WRITTEN REQUEST -> Find out how many lines of the material contain the string "page" and give only that figure.

**** SUPPLIED INFORMATION

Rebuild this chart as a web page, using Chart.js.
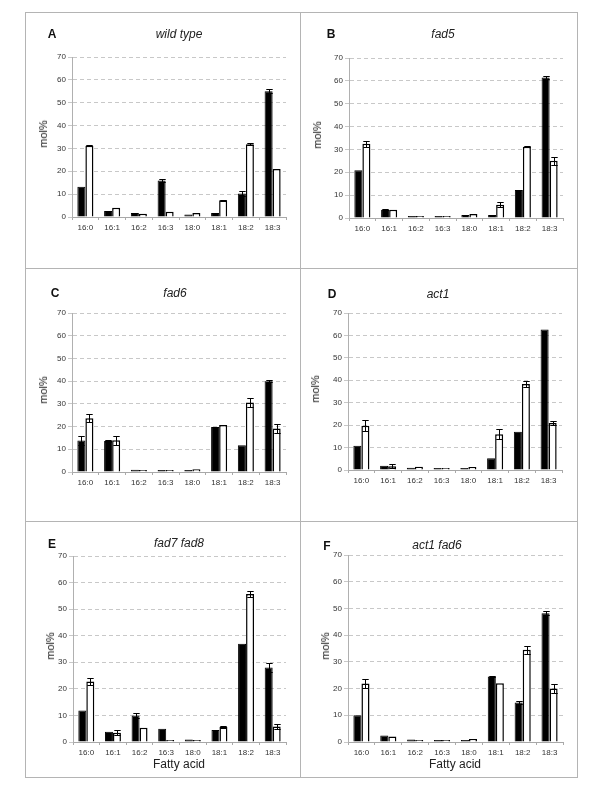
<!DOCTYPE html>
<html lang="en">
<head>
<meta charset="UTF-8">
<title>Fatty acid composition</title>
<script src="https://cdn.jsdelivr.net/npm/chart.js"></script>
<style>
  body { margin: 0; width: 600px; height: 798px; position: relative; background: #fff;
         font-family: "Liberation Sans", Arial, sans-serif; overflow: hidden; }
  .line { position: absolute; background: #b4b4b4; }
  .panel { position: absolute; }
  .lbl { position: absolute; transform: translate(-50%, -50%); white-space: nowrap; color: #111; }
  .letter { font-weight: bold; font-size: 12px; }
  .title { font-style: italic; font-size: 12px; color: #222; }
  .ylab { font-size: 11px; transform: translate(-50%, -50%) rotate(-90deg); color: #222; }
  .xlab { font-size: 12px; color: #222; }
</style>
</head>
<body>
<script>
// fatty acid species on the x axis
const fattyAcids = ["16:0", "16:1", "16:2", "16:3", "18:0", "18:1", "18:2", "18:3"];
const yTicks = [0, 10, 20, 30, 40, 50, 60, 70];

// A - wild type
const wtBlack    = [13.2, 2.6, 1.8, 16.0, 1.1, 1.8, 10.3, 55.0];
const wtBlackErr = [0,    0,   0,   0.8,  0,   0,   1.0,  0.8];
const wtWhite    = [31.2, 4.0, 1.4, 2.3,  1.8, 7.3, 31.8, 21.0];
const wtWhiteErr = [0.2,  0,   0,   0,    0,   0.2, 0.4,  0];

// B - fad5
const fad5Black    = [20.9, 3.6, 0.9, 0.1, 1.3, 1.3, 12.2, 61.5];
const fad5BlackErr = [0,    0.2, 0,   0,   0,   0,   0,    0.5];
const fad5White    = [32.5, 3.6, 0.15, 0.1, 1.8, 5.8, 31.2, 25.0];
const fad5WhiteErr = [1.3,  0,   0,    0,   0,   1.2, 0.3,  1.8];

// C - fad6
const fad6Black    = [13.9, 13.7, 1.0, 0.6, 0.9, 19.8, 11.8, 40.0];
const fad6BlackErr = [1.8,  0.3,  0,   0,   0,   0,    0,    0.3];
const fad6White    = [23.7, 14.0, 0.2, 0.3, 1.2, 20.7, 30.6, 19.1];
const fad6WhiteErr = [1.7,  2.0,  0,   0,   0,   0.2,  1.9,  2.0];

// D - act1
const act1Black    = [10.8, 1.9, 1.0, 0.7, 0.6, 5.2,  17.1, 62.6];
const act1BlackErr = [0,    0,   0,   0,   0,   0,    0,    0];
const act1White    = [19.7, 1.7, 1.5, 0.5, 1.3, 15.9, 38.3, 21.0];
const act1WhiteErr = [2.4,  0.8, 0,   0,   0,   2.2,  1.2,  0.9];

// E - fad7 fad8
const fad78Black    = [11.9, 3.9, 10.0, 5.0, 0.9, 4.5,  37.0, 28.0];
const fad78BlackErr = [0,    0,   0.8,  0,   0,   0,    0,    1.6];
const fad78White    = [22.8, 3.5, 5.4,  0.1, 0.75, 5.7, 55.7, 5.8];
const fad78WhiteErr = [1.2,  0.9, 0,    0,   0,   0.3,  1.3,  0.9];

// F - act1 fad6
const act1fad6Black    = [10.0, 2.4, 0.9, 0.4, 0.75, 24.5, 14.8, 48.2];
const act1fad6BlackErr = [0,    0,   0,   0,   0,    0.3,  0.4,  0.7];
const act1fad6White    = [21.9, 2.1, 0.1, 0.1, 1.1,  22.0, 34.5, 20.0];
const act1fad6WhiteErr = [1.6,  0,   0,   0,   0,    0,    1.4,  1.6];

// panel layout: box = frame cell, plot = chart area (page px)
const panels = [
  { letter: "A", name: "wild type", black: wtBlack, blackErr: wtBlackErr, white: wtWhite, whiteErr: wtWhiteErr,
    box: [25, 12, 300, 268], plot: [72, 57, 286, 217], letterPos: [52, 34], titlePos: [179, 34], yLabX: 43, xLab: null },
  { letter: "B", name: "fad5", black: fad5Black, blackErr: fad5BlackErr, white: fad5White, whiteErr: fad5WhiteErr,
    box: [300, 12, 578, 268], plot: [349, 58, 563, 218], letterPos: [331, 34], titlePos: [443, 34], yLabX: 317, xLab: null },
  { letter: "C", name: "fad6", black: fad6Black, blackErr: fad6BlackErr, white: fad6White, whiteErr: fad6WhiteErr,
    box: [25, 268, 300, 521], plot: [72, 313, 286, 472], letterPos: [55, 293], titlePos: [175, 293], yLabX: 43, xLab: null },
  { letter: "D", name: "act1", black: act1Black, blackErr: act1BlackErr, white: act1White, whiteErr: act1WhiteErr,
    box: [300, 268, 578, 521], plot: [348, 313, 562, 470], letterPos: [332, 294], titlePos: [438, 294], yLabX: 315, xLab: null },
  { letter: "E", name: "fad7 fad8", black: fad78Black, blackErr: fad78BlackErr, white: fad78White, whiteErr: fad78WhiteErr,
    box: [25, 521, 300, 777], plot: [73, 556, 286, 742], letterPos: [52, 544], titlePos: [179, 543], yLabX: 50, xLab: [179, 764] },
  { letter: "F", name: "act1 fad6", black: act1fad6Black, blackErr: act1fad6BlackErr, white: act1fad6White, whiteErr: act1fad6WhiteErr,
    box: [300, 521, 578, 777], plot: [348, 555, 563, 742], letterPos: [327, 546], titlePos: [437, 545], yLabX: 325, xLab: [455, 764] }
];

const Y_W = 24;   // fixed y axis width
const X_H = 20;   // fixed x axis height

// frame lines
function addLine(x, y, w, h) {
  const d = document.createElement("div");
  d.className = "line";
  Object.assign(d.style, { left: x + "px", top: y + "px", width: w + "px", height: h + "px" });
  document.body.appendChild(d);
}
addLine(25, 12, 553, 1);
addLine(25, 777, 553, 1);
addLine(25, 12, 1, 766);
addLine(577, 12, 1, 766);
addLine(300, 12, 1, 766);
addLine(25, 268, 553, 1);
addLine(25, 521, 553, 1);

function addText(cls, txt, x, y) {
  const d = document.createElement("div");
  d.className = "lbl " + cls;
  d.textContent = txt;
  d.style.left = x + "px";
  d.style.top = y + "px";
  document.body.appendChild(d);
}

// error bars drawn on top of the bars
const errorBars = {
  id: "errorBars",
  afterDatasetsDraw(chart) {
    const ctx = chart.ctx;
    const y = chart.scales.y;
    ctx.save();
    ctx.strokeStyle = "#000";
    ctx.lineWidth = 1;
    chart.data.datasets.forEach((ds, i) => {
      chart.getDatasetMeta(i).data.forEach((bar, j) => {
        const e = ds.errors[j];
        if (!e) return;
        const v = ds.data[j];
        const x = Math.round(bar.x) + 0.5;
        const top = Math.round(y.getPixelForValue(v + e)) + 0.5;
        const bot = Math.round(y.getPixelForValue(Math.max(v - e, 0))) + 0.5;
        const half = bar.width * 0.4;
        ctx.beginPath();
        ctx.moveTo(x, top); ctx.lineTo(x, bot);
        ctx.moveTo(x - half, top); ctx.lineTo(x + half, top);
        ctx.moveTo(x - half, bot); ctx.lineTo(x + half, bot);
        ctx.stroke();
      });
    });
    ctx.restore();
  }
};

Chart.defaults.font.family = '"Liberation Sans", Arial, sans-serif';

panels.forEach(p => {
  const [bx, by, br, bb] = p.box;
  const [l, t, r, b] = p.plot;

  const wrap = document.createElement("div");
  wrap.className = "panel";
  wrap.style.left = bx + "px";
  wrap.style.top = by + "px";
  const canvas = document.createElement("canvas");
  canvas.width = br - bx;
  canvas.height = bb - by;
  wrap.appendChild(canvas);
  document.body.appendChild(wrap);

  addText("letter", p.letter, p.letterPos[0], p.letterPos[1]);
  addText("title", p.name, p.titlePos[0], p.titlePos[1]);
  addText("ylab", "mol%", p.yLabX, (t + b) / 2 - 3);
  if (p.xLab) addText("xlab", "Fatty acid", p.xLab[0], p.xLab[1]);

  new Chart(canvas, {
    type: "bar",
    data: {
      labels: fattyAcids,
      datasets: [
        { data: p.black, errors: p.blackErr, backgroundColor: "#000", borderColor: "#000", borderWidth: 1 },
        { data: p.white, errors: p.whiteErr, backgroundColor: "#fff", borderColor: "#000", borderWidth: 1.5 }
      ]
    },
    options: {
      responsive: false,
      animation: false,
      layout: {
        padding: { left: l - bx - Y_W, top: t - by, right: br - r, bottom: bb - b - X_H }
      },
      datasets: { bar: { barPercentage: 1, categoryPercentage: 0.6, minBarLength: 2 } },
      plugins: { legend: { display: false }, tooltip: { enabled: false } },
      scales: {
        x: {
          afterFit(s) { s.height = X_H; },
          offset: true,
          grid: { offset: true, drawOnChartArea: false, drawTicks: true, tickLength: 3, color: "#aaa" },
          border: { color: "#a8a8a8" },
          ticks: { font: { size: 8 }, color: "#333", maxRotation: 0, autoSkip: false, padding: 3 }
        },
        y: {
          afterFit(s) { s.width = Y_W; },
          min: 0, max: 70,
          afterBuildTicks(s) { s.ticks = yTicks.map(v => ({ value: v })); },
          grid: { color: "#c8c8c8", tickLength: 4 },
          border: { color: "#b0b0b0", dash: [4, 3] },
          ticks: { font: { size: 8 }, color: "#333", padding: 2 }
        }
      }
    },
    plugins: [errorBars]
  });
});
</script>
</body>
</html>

********

ANSWER TO THE EXERCISE -> 2